On November 4, Wisconsin voters of the 67th Assembly district re-elected Jeff Wood to his fourth term. His first three terms were as a Republican, but this year, he ran as an independent. Wood had a ballot-listed Republican opponent, Don Moga, and the November vote was close. The unofficial results are: Wood 12,388, Moga 12,213.
Wood became disenchanted with the Republican Party in July 2008, so when he filed for re-election, he did so as an independent. Since the Republican Party had expected him to file as a Republican, it had not recruited anyone else to run, and no one appeared on the Republican primary ballot in September. However, Wisconsin permits write-in votes in primaries, and Moga launched a write-in campaign for the Republican nomination. Wisconsin law makes it difficult for any write-in candidate to win a partisan primary. Moga needed a number of write-ins equal to 5% of the Republican gubernatorial vote in November 2006, which was 485 write-ins. However, he met that goal with 1,184 write-ins, and thus was on the November ballot. But, he lost to the independent nominee.

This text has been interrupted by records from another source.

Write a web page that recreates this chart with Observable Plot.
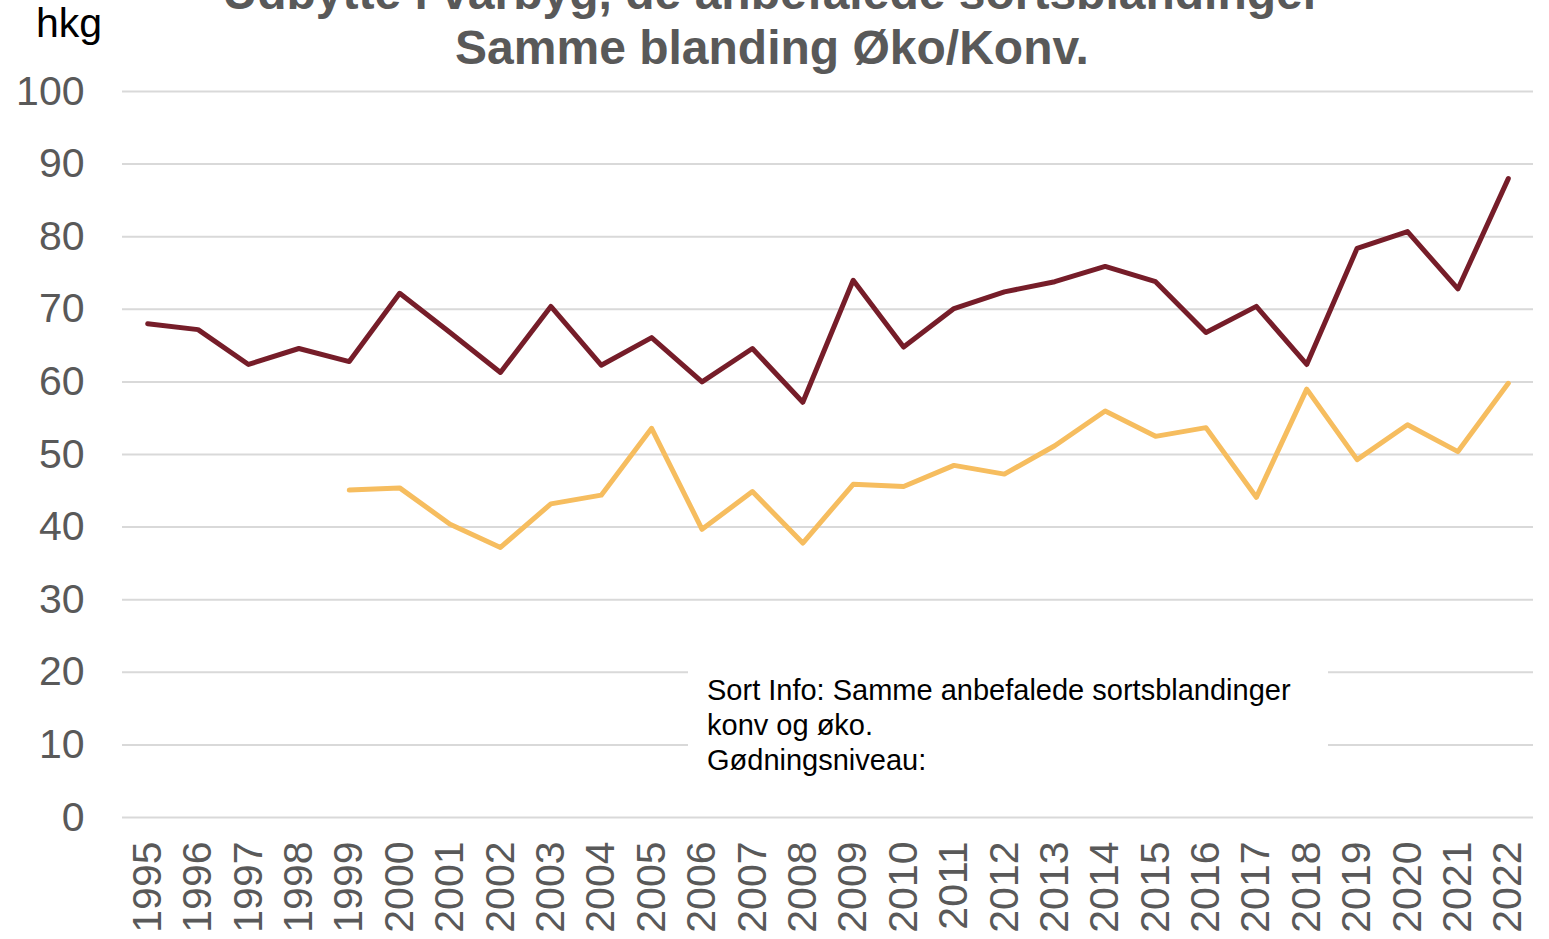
<!DOCTYPE html>
<html>
<head>
<meta charset="utf-8">
<script src="https://cdn.jsdelivr.net/npm/d3@7"></script>
<script src="https://cdn.jsdelivr.net/npm/@observablehq/plot@0.6"></script>
<style>
  html, body { margin: 0; padding: 0; background: #fff; overflow: hidden; }
  #wrap { position: relative; width: 1549px; height: 939px; overflow: hidden; font-family: "Liberation Sans", Arial, sans-serif; }
  #title { position: absolute; left: 0; width: 1544px; top: -35px; text-align: center; font-weight: bold; font-size: 48px; line-height: 55px; color: #595959; white-space: nowrap; }
  #unit { position: absolute; left: 36px; top: 3px; font-size: 41px; line-height: 41px; color: #000; }
  #note { position: absolute; left: 688px; top: 660px; width: 621px; height: 126px; padding: 13px 0 0 19px; background: #fff; font-size: 29px; line-height: 35px; color: #000; white-space: nowrap; }
  #chart { position: absolute; left: 0; top: 0; }
</style>
</head>
<body>
<div id="wrap">
  <div id="chart"></div>
  <div id="title">Udbytte i vårbyg, de anbefalede sortsblandinger<br>Samme blanding Øko/Konv.</div>
  <div id="unit">hkg</div>
  <div id="note">Sort Info: Samme anbefalede sortsblandinger<br>konv og øko.<br>Gødningsniveau:</div>
</div>
<script>
const years = [1995,1996,1997,1998,1999,2000,2001,2002,2003,2004,2005,2006,2007,2008,2009,2010,2011,2012,2013,2014,2015,2016,2017,2018,2019,2020,2021,2022];
const konv = [68.0,67.2,62.4,64.6,62.8,72.2,66.8,61.3,70.4,62.3,66.1,60.0,64.6,57.2,74.0,64.8,70.1,72.4,73.8,75.9,73.8,66.8,70.4,62.4,78.4,80.7,72.8,88.0];
const oko  = [null,null,null,null,45.1,45.4,40.4,37.2,43.2,44.4,53.6,39.7,44.9,37.8,45.9,45.6,48.5,47.3,51.2,56.0,52.5,53.7,44.1,59.0,49.3,54.1,50.4,59.8];
const yTicks = [0,10,20,30,40,50,60,70,80,90,100];
const konvColor = "#761D29";
const okoColor = "#F6BD5F";

const konvRows = years.map((y, i) => ({year: String(y), value: konv[i]}));
const okoRows = years.map((y, i) => ({year: String(y), value: oko[i]})).filter(d => d.value != null);

const chart = Plot.plot({
  width: 1549,
  height: 939,
  marginLeft: 122,
  marginRight: 16,
  marginTop: 91,
  marginBottom: 122,
  style: { fontFamily: "'Liberation Sans', Arial, sans-serif", fontSize: "41px", color: "#595959", background: "transparent" },
  x: { type: "point", domain: years.map(String), padding: 0.5, round: false },
  y: { domain: [0, 100] },
  marks: [
    Plot.ruleY(yTicks, { stroke: "#d9d9d9", strokeWidth: 2 }),
    Plot.axisY({ ticks: yTicks, tickSize: 0, tickPadding: 38, label: null, fontSize: 41 }),
    Plot.axisX({ tickSize: 0, tickPadding: 24, tickRotate: -90, label: null, fontSize: 41 }),
    Plot.line(okoRows, { x: "year", y: "value", stroke: okoColor, strokeWidth: 5, strokeLinecap: "round", strokeLinejoin: "round" }),
    Plot.line(konvRows, { x: "year", y: "value", stroke: konvColor, strokeWidth: 5, strokeLinecap: "round", strokeLinejoin: "round" })
  ]
});
document.getElementById("chart").appendChild(chart);
</script>
</body>
</html>
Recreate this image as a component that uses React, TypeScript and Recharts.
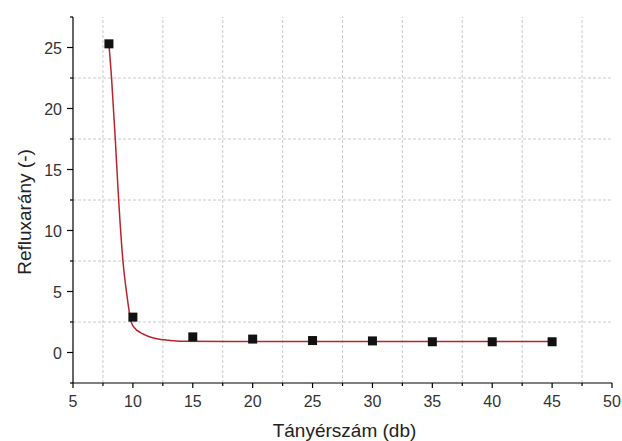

No independent had been elected to either branch of the Wisconsin legislature since 1932. However, there were many Progressive Party nominees elected to the Wisconsin legislature during the period 1934-1944, and Socialists during the same decade. Here is a newspaper story about the Wood victory.
Jeff Wood is a member of the LPWI and was recruited to run in 2002 by Ed Thompson.
I thought Libertarians were in favor of privacy. Now it appears as though they like to “out” their own party members who choose to run for office under a label other than Libertarian.
Wood only joined the LPWI because Ed Thompson was running for governor.